Greetings…
I’m not an expert, but I’ve accomplished what I’ve wanted with RediSearch… Maybe I can point you in the right direction…
-
The first thing to do (if you haven’t already) is to get a database GUI working so that you can see what’s going on in the database as you learn Redis and RediSearch… I use Redis Desktop, but Redis has FREE one which I haven’t tried, but sounds fine: https://redislabs.com/redisinsight/
-
I would also recommend working with a small data set until you get everything tweaked…
-
A CLI adds and extra layer of complexity to the whole process because many of the CLIs don’t support all of the nuances of the commands… Thus your control over things is not so granular… I used the PHPRedis which does NOT support the RediSearch commands, but has a “rawcommand” method that lets you execute a raw command via bash shell (or something like that)… So, basically, I would suggest getting everything running with just a few records using pure command line and THEN figure out how to replicate that in Python and then in Python in bulk for your million records…
-
Your index looks too simple… My data set had several fields that I addressed one by one and tried to specify for every field whether it should be indexed, the type of data, and its weight.

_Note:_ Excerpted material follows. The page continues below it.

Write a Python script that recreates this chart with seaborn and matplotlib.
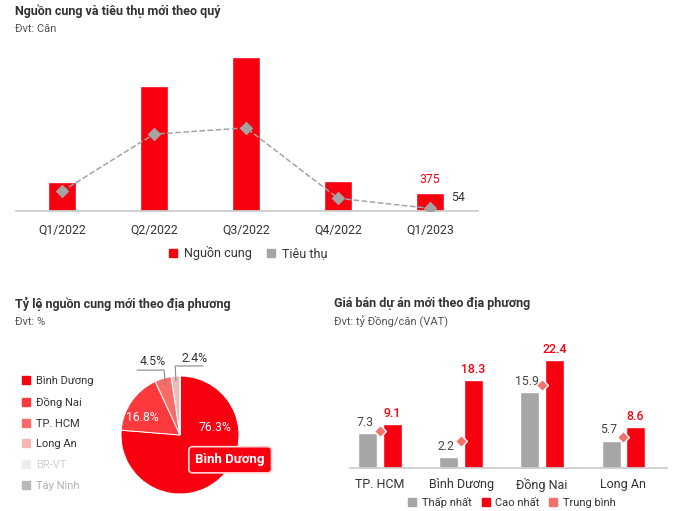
import matplotlib
matplotlib.use("Agg")
import matplotlib.pyplot as plt
from matplotlib.lines import Line2D
import seaborn as sns
import pandas as pd

sns.set_theme(style="white")
plt.rcParams['font.family'] = ['Roboto', 'DejaVu Sans']

# Du lieu
quarters = ["Q1/2022", "Q2/2022", "Q3/2022", "Q4/2022", "Q1/2023"]
supply = [605, 2610, 3200, 625, 375]
sales = [410, 1600, 1730, 264, 54]

regions_pie = ["Bình Dương", "Đồng Nai", "TP. HCM", "Long An", "BR-VT", "Tây Ninh"]
share_pie = [76.3, 16.8, 4.5, 2.4, 0.0, 0.0]

regions_price = ["TP. HCM", "Bình Dương", "Đồng Nai", "Long An"]
price_min = [7.3, 2.2, 15.9, 5.7]
price_max = [9.1, 18.3, 22.4, 8.6]
price_avg = [7.7, 5.7, 17.3, 6.5]

RED = "#f8000f"
GRAY = "#a6a6a6"
DARK = "#333333"
pie_colors = ["#f8000f", "#fc3a3e", "#f96b66", "#f3b7b7", "#eeeeee", "#b8b8b8"]
pie_text = [DARK, DARK, DARK, DARK, "#cfcfcf", "#b0b0b0"]

W, H = 700, 511
fig = plt.figure(figsize=(7, 5.11), dpi=100)


def px_axes(x0, y_top, w, h):
    return fig.add_axes([x0 / W, 1 - (y_top + h) / H, w / W, h / H])


def ftext(x, y, s, **kw):
    fig.text(x / W, 1 - y / H, s, **kw)


def sq(c):
    return Line2D([], [], marker="s", ls="", color=c, markersize=6)


# ---------- Bieu do 1: nguon cung va tieu thu ----------
ftext(15, 11, "Nguồn cung và tiêu thụ mới theo quý", fontsize=9, fontweight="bold", color=DARK, va="center")
ftext(15, 29, "Đvt: Căn", fontsize=8, color="#555555", va="center")

ax1 = px_axes(16, 50, 462, 161)
sns.barplot(x=quarters, y=supply, color=RED, width=0.3, saturation=1, ax=ax1, zorder=2)
sns.pointplot(x=quarters, y=sales, color="#a3a3a3", marker="D", linestyle="--",
              markersize=6, linewidth=1.1, markeredgecolor="#a3a3a3", ax=ax1, zorder=3)
ax1.set_xlim(-0.5, 4.52)
ax1.set_ylim(0, 3350)
ax1.set_yticks([])
ax1.set_ylabel("")
for s in ["top", "right", "left"]:
    ax1.spines[s].set_visible(False)
ax1.spines["bottom"].set_color("#cccccc")
ax1.tick_params(axis="x", length=0, pad=9, labelsize=8.8, labelcolor=DARK)
ax1.annotate(f"{supply[-1]}", (4, supply[-1]), xytext=(0, 5), textcoords="offset points",
             ha="center", va="bottom", color=RED, fontsize=8.8)
ax1.annotate(f"{sales[-1]}", (4, sales[-1]), xytext=(20, 8), textcoords="offset points",
             ha="center", va="center", color=DARK, fontsize=8.8)

fig.legend([sq(RED), sq(GRAY)], ["Nguồn cung", "Tiêu thụ"], loc="center",
           bbox_to_anchor=(248 / W, 1 - 253 / H), ncol=2, frameon=False, fontsize=9,
           handlelength=0.7, handletextpad=0.5, columnspacing=1.2, labelcolor=DARK)

# ---------- Bieu do 2: ty le nguon cung ----------
ftext(15, 304, "Tỷ lệ nguồn cung mới theo địa phương", fontsize=9, fontweight="bold", color=DARK, va="center")
ftext(15, 322, "Đvt: %", fontsize=8, color="#555555", va="center")

R = 59
ax2 = px_axes(180 - R, 435 - R, 2 * R, 2 * R)
ax2.pie(share_pie, colors=pie_colors, startangle=90, counterclock=False, radius=1,
        wedgeprops=dict(edgecolor="white", linewidth=0.7))
ax2.set_xlim(-1, 1)
ax2.set_ylim(-1, 1)
ax2.set_aspect("equal")
ax2.axis("off")
ax2.text(0.59, 0.12, f"{share_pie[0]}%", color="white", ha="center", va="center", fontsize=8.8)
ax2.text(-0.64, 0.29, f"{share_pie[1]}%", color="white", ha="center", va="center", fontsize=8.8)
ax2.text(-0.47, 1.25, f"{share_pie[2]}%", color=DARK, ha="center", va="center", fontsize=8.8, clip_on=False)
ax2.text(0.25, 1.30, f"{share_pie[3]}%", color=DARK, ha="center", va="center", fontsize=8.8, clip_on=False)
ax2.plot([-0.73, -0.27, -0.25], [1.10, 1.10, 0.86], color="#888888", lw=0.8, clip_on=False)
ax2.plot([0.39, -0.08, -0.07], [1.17, 1.17, 0.92], color="#888888", lw=0.8, clip_on=False)
ax2.text(0.85, -0.42, regions_pie[0], color="white", ha="center", va="center", fontsize=9.5,
         fontweight="bold", clip_on=False,
         bbox=dict(boxstyle="round,pad=0.5,rounding_size=0.3", fc=RED, ec="#ffd6d6", lw=1.2))

fig.legend([sq(c) for c in pie_colors], regions_pie, loc="upper left",
           bbox_to_anchor=(12 / W, 1 - 366 / H), frameon=False, fontsize=8,
           handlelength=0.7, handletextpad=0.6, labelspacing=0.97, labelcolor=pie_text)

# ---------- Bieu do 3: gia ban ----------
ftext(334, 304, "Giá bán dự án mới theo địa phương", fontsize=9, fontweight="bold", color=DARK, va="center")
ftext(334, 322, "Đvt: tỷ Đồng/căn (VAT)", fontsize=8, color="#555555", va="center")

df = pd.DataFrame({
    "region": regions_price * 2,
    "price": price_min + price_max,
    "type": ["Thấp nhất"] * 4 + ["Cao nhất"] * 4,
})
ax3 = px_axes(350, 348, 317, 120)
sns.barplot(data=df, x="region", y="price", hue="type", palette=[GRAY, RED],
            width=0.6, gap=0.22, saturation=1, ax=ax3, legend=False, zorder=2)
sns.pointplot(x=regions_price, y=price_avg, color="#f4716b", marker="D", linestyle="none",
              markersize=6.5, markeredgecolor="white", markeredgewidth=1, ax=ax3, zorder=4)
ax3.set_xlim(-0.37, 3.54)
ax3.set_ylim(0, 25)
ax3.set_yticks([])
ax3.set_ylabel("")
ax3.set_xlabel("")
for s in ["top", "right", "left"]:
    ax3.spines[s].set_visible(False)
ax3.spines["bottom"].set_color("#cccccc")
ax3.tick_params(axis="x", length=0, pad=7, labelsize=9, labelcolor=DARK)
for i in range(4):
    ax3.annotate(f"{price_min[i]}", (i - 0.15, price_min[i]), xytext=(-2, 3), textcoords="offset points",
                 ha="center", va="bottom", color="#444444", fontsize=8.8, zorder=5)
    ax3.annotate(f"{price_max[i]}", (i + 0.15, price_max[i]), xytext=(0, 3), textcoords="offset points",
                 ha="center", va="bottom", color=RED, fontsize=8.8, fontweight="medium", zorder=5)

fig.legend([sq(GRAY), sq(RED), sq("#f4716b")], ["Thấp nhất", "Cao nhất", "Trung bình"], loc="center",
           bbox_to_anchor=(512 / W, 1 - 502 / H), ncol=3, frameon=False, fontsize=8,
           handlelength=0.7, handletextpad=0.5, columnspacing=0.9, labelcolor=DARK)

fig.savefig("out.png", dpi=100)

My raw command was a mile long. I don’t have a copy of the one I wrote for the command line, but via my CLI, it looked like this:
$result = $redis->rawCommand(“FT.CREATE”, “socialPostsIDX”, “NOHL”, “SCHEMA”, “modified”, “NUMERIC”, “SORTABLE”, “NOINDEX”, “title”, “TEXT”, “WEIGHT”, “5.0”, “content”, “TEXT”, “WEIGHT”, “3.0”, “location”, “TEXT”, “WEIGHT”, “2.0”, “author”, “TEXT”, “NOSTEM”, “WEIGHT”, “1.0”, “authid”, “NUMERIC”, “NOINDEX”, “authimg”, “TEXT”, “NOINDEX”, “authreg”, “NUMERIC”, “NOINDEX”, “authurl”, “TEXT”, “NOINDEX”, “imgbase”, “TEXT”, “NOINDEX”, “created”, “NUMERIC”, “NOINDEX”, “permalink”, “TEXT”, “NOINDEX”, “size”, “TEXT”, “NOINDEX”, “vidurl”, “TEXT”, “NOINDEX”, “comments”, “NUMERIC”, “NOINDEX”, “views”, “NUMERIC”, “NOINDEX”, “revive”, “NUMERIC”, “NOINDEX”, “dataextra”, “TEXT”, “NOINDEX”);
If you just want to lump your JSON together into one field maybe specifying the data type “TEXT” would help when you create the index?? Or maybe splitting your JSON up into fields is the way to go, especially if not all will need to be searched. I had a lot of “noindex” fields in my data set, because I decided to store the entire doc in RediSearch. That’s sort of a strategy decision… You can index a few searchable fields including a doc uuid and pull the doc from elsewhere based on a search return OR you can just put the whole doc in RediSearch if you’ve got the resources to do it
- Once you get your index setup correctly and you can add a doc against that index and search for it, then you can try to figure out how to replicate things in your CLI and in bulk… Make sure you read up on pipelining… It’s the only way to go when adding a million records… https://redis.io/topics/pipelining I was able to do this via PHP and it saved the day…
Good luck,
Alec